Written problem: Restate the listing below word for word, omitting any images.

*****

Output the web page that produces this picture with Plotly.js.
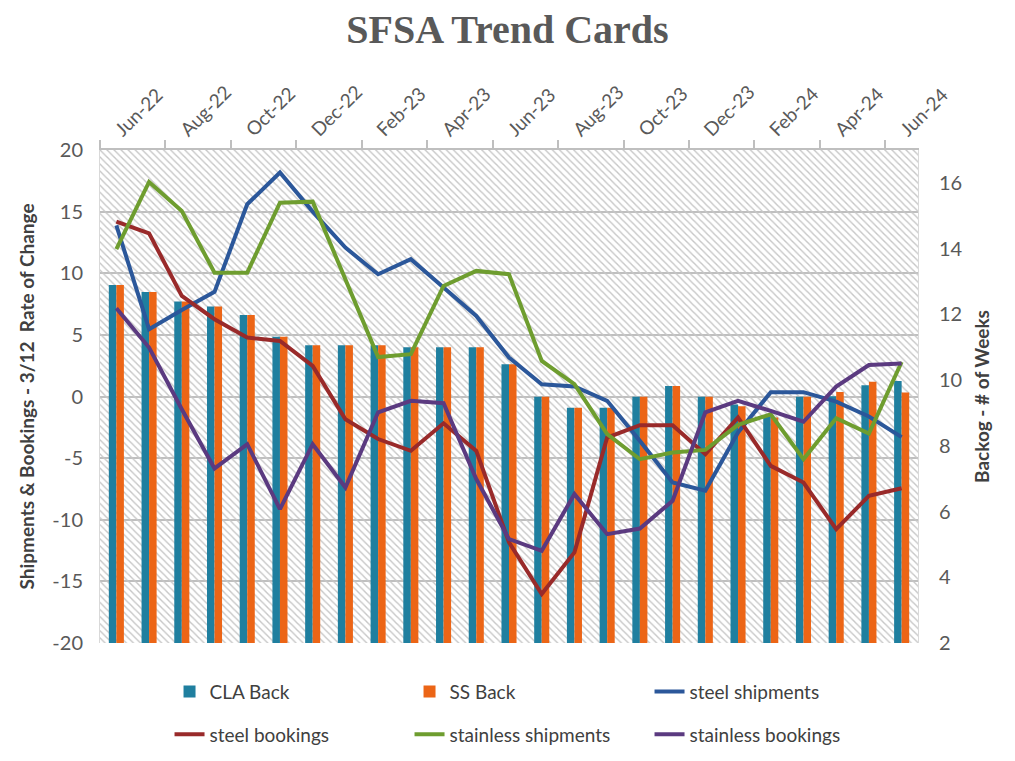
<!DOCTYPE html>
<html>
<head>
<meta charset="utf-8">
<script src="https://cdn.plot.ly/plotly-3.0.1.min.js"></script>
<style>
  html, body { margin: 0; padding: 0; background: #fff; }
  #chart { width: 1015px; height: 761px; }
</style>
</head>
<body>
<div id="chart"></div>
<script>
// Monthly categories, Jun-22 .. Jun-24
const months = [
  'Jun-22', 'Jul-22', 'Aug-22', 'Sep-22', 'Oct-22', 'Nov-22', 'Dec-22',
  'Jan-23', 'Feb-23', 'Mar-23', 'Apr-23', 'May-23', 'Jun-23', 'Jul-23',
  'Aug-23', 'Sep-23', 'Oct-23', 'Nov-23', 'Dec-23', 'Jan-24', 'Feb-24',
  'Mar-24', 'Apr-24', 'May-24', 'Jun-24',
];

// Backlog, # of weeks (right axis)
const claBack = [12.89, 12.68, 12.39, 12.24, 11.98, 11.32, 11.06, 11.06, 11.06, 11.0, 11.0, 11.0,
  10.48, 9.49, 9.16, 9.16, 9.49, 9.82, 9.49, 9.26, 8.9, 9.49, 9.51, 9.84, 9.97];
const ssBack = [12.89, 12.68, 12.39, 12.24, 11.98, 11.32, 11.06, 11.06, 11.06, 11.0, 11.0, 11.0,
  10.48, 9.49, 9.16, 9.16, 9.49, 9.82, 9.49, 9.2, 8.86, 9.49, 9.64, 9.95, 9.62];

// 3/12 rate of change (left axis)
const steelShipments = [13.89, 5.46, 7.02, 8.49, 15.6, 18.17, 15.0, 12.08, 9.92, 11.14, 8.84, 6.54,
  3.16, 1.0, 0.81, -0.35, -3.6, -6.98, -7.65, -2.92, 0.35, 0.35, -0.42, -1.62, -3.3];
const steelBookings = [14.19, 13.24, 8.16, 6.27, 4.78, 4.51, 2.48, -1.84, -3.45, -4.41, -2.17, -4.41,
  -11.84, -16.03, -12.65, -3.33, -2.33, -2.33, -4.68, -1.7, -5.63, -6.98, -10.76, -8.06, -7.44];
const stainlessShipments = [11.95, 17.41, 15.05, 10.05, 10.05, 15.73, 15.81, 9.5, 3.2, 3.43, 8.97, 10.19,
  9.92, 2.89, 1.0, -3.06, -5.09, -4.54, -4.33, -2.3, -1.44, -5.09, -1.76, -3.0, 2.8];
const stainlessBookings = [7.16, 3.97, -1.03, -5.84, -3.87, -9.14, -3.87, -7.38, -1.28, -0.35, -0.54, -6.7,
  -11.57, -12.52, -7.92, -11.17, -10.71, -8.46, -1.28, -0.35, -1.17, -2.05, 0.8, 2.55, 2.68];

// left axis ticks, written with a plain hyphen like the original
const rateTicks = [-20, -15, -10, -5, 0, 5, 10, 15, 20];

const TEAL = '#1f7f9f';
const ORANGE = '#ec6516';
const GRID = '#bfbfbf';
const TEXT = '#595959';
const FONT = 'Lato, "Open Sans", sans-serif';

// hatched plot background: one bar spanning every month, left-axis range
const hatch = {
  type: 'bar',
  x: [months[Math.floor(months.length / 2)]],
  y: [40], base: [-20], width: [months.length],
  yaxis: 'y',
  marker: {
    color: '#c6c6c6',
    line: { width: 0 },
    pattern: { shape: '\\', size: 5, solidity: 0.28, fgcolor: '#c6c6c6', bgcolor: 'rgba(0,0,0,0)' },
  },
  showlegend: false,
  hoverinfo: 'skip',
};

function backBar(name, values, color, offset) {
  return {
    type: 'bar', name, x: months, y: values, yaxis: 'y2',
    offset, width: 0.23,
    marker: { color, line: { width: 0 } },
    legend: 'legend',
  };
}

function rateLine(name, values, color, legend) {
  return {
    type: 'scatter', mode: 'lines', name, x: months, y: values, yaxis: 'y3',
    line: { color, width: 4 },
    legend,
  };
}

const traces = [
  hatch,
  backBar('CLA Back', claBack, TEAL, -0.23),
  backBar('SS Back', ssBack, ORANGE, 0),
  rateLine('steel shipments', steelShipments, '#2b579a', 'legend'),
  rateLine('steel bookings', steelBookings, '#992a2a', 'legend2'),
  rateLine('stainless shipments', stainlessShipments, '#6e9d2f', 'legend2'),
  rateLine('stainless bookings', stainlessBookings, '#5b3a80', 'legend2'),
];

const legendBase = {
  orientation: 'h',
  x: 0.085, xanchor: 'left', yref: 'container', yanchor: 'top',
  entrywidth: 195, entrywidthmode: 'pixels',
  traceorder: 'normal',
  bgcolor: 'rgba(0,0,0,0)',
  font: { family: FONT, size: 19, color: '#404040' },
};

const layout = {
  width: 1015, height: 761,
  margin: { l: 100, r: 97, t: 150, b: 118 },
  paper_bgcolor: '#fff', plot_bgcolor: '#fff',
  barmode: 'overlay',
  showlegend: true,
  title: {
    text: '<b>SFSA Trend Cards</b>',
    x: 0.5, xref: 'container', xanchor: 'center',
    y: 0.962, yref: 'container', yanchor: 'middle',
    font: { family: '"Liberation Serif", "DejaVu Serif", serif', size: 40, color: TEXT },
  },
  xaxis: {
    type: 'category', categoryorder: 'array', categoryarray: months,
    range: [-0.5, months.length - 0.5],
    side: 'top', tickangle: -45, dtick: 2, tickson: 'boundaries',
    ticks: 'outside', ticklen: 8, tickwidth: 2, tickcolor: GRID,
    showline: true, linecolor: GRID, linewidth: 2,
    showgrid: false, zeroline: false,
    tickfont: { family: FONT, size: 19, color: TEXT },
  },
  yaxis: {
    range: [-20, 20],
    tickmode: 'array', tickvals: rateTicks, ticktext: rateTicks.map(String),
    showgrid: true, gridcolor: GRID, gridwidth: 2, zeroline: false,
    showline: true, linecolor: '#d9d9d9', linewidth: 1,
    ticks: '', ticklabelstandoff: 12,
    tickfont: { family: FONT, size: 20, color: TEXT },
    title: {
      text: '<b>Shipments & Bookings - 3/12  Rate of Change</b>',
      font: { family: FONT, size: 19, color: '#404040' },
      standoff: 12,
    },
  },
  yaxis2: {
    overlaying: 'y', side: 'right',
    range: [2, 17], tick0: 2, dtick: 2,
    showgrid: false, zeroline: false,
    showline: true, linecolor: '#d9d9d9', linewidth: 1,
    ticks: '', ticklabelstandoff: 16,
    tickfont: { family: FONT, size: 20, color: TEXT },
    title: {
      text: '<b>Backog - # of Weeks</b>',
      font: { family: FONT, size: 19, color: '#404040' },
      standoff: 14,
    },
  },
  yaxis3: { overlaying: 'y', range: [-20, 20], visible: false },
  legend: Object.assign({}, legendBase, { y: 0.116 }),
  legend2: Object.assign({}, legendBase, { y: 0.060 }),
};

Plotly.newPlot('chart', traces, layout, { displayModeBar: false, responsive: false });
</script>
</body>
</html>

*****

Written solution:
Output the web page that produces this picture with Plotly.js.
<!DOCTYPE html>
<html>
<head>
<meta charset="utf-8">
<script src="https://cdn.plot.ly/plotly-3.0.1.min.js"></script>
<style>
  html, body { margin: 0; padding: 0; background: #fff; }
  #chart { width: 1015px; height: 761px; }
</style>
</head>
<body>
<div id="chart"></div>
<script>
// Monthly categories, Jun-22 .. Jun-24
const months = [
  'Jun-22', 'Jul-22', 'Aug-22', 'Sep-22', 'Oct-22', 'Nov-22', 'Dec-22',
  'Jan-23', 'Feb-23', 'Mar-23', 'Apr-23', 'May-23', 'Jun-23', 'Jul-23',
  'Aug-23', 'Sep-23', 'Oct-23', 'Nov-23', 'Dec-23', 'Jan-24', 'Feb-24',
  'Mar-24', 'Apr-24', 'May-24', 'Jun-24',
];

// Backlog, # of weeks (right axis)
const claBack = [12.89, 12.68, 12.39, 12.24, 11.98, 11.32, 11.06, 11.06, 11.06, 11.0, 11.0, 11.0,
  10.48, 9.49, 9.16, 9.16, 9.49, 9.82, 9.49, 9.26, 8.9, 9.49, 9.51, 9.84, 9.97];
const ssBack = [12.89, 12.68, 12.39, 12.24, 11.98, 11.32, 11.06, 11.06, 11.06, 11.0, 11.0, 11.0,
  10.48, 9.49, 9.16, 9.16, 9.49, 9.82, 9.49, 9.2, 8.86, 9.49, 9.64, 9.95, 9.62];

// 3/12 rate of change (left axis)
const steelShipments = [13.89, 5.46, 7.02, 8.49, 15.6, 18.17, 15.0, 12.08, 9.92, 11.14, 8.84, 6.54,
  3.16, 1.0, 0.81, -0.35, -3.6, -6.98, -7.65, -2.92, 0.35, 0.35, -0.42, -1.62, -3.3];
const steelBookings = [14.19, 13.24, 8.16, 6.27, 4.78, 4.51, 2.48, -1.84, -3.45, -4.41, -2.17, -4.41,
  -11.84, -16.03, -12.65, -3.33, -2.33, -2.33, -4.68, -1.7, -5.63, -6.98, -10.76, -8.06, -7.44];
const stainlessShipments = [11.95, 17.41, 15.05, 10.05, 10.05, 15.73, 15.81, 9.5, 3.2, 3.43, 8.97, 10.19,
  9.92, 2.89, 1.0, -3.06, -5.09, -4.54, -4.33, -2.3, -1.44, -5.09, -1.76, -3.0, 2.8];
const stainlessBookings = [7.16, 3.97, -1.03, -5.84, -3.87, -9.14, -3.87, -7.38, -1.28, -0.35, -0.54, -6.7,
  -11.57, -12.52, -7.92, -11.17, -10.71, -8.46, -1.28, -0.35, -1.17, -2.05, 0.8, 2.55, 2.68];

// left axis ticks, written with a plain hyphen like the original
const rateTicks = [-20, -15, -10, -5, 0, 5, 10, 15, 20];

const TEAL = '#1f7f9f';
const ORANGE = '#ec6516';
const GRID = '#bfbfbf';
const TEXT = '#595959';
const FONT = 'Lato, "Open Sans", sans-serif';

// hatched plot background: one bar spanning every month, left-axis range
const hatch = {
  type: 'bar',
  x: [months[Math.floor(months.length / 2)]],
  y: [40], base: [-20], width: [months.length],
  yaxis: 'y',
  marker: {
    color: '#c6c6c6',
    line: { width: 0 },
    pattern: { shape: '\\', size: 5, solidity: 0.28, fgcolor: '#c6c6c6', bgcolor: 'rgba(0,0,0,0)' },
  },
  showlegend: false,
  hoverinfo: 'skip',
};

function backBar(name, values, color, offset) {
  return {
    type: 'bar', name, x: months, y: values, yaxis: 'y2',
    offset, width: 0.23,
    marker: { color, line: { width: 0 } },
    legend: 'legend',
  };
}

function rateLine(name, values, color, legend) {
  return {
    type: 'scatter', mode: 'lines', name, x: months, y: values, yaxis: 'y3',
    line: { color, width: 4 },
    legend,
  };
}

const traces = [
  hatch,
  backBar('CLA Back', claBack, TEAL, -0.23),
  backBar('SS Back', ssBack, ORANGE, 0),
  rateLine('steel shipments', steelShipments, '#2b579a', 'legend'),
  rateLine('steel bookings', steelBookings, '#992a2a', 'legend2'),
  rateLine('stainless shipments', stainlessShipments, '#6e9d2f', 'legend2'),
  rateLine('stainless bookings', stainlessBookings, '#5b3a80', 'legend2'),
];

const legendBase = {
  orientation: 'h',
  x: 0.085, xanchor: 'left', yref: 'container', yanchor: 'top',
  entrywidth: 195, entrywidthmode: 'pixels',
  traceorder: 'normal',
  bgcolor: 'rgba(0,0,0,0)',
  font: { family: FONT, size: 19, color: '#404040' },
};

const layout = {
  width: 1015, height: 761,
  margin: { l: 100, r: 97, t: 150, b: 118 },
  paper_bgcolor: '#fff', plot_bgcolor: '#fff',
  barmode: 'overlay',
  showlegend: true,
  title: {
    text: '<b>SFSA Trend Cards</b>',
    x: 0.5, xref: 'container', xanchor: 'center',
    y: 0.962, yref: 'container', yanchor: 'middle',
    font: { family: '"Liberation Serif", "DejaVu Serif", serif', size: 40, color: TEXT },
  },
  xaxis: {
    type: 'category', categoryorder: 'array', categoryarray: months,
    range: [-0.5, months.length - 0.5],
    side: 'top', tickangle: -45, dtick: 2, tickson: 'boundaries',
    ticks: 'outside', ticklen: 8, tickwidth: 2, tickcolor: GRID,
    showline: true, linecolor: GRID, linewidth: 2,
    showgrid: false, zeroline: false,
    tickfont: { family: FONT, size: 19, color: TEXT },
  },
  yaxis: {
    range: [-20, 20],
    tickmode: 'array', tickvals: rateTicks, ticktext: rateTicks.map(String),
    showgrid: true, gridcolor: GRID, gridwidth: 2, zeroline: false,
    showline: true, linecolor: '#d9d9d9', linewidth: 1,
    ticks: '', ticklabelstandoff: 12,
    tickfont: { family: FONT, size: 20, color: TEXT },
    title: {
      text: '<b>Shipments & Bookings - 3/12  Rate of Change</b>',
      font: { family: FONT, size: 19, color: '#404040' },
      standoff: 12,
    },
  },
  yaxis2: {
    overlaying: 'y', side: 'right',
    range: [2, 17], tick0: 2, dtick: 2,
    showgrid: false, zeroline: false,
    showline: true, linecolor: '#d9d9d9', linewidth: 1,
    ticks: '', ticklabelstandoff: 16,
    tickfont: { family: FONT, size: 20, color: TEXT },
    title: {
      text: '<b>Backog - # of Weeks</b>',
      font: { family: FONT, size: 19, color: '#404040' },
      standoff: 14,
    },
  },
  yaxis3: { overlaying: 'y', range: [-20, 20], visible: false },
  legend: Object.assign({}, legendBase, { y: 0.116 }),
  legend2: Object.assign({}, legendBase, { y: 0.060 }),
};

Plotly.newPlot('chart', traces, layout, { displayModeBar: false, responsive: false });
</script>
</body>
</html>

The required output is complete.